Blender tends to work better for organic shapes. I know because I suffer a LOT to make more parametric stuff with it. I really should learn how to properly use something like Solidworks, Fusion360 or something along those lines.

[–] GlenRambo@jlai.lu 3 points 2 months ago

Try onshape. I learnt fusion last year though YT and playing around for 3D prints.

Its fine but a bit of overkill. Onshape has just enough support that a search for "how to do X" takes you to the wiki or official forum, and boom. Answer.

It also seems more initiative and just gets out of the way, compared to fusion.

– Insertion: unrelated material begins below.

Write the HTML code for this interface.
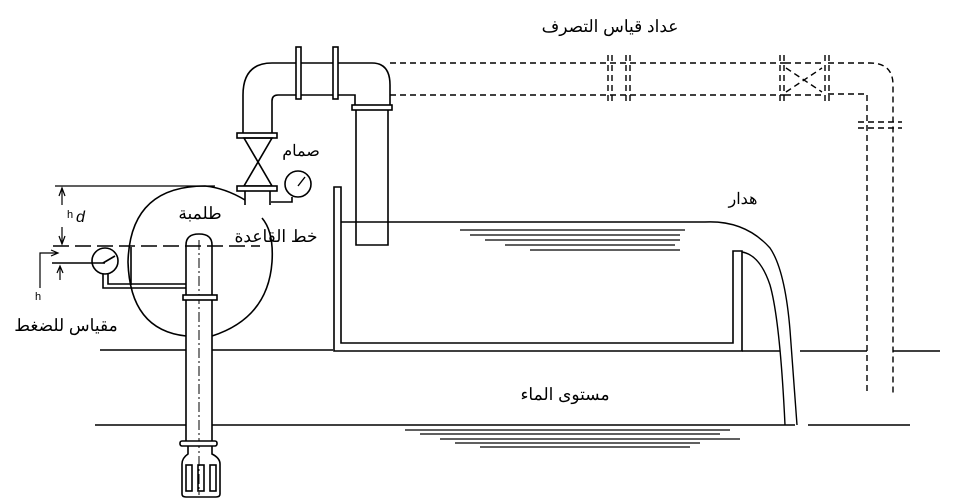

No idea if its just coz I learnt fusion first though.

I tried solid works but nothing clicled for me with that.

[–] Zonetrooper@lemmy.world 2 points 2 months ago

I hear you on that. On the reverse, trying to make "smoothly flowing" curved shapes in Solidworks is a headache (similarly, I've suffered trying). They do offer a slicing tool so you can import your monkey head from Blender and convert it into parametric object(s).

[–] drphungky@lemmy.world 1 points 2 months ago

FreeCAD is free and parametric. It's what I use after Fusion changed their subscriptions around. I don't need to be forced into a subscription once I put in the time to learn how software works, thank you very much.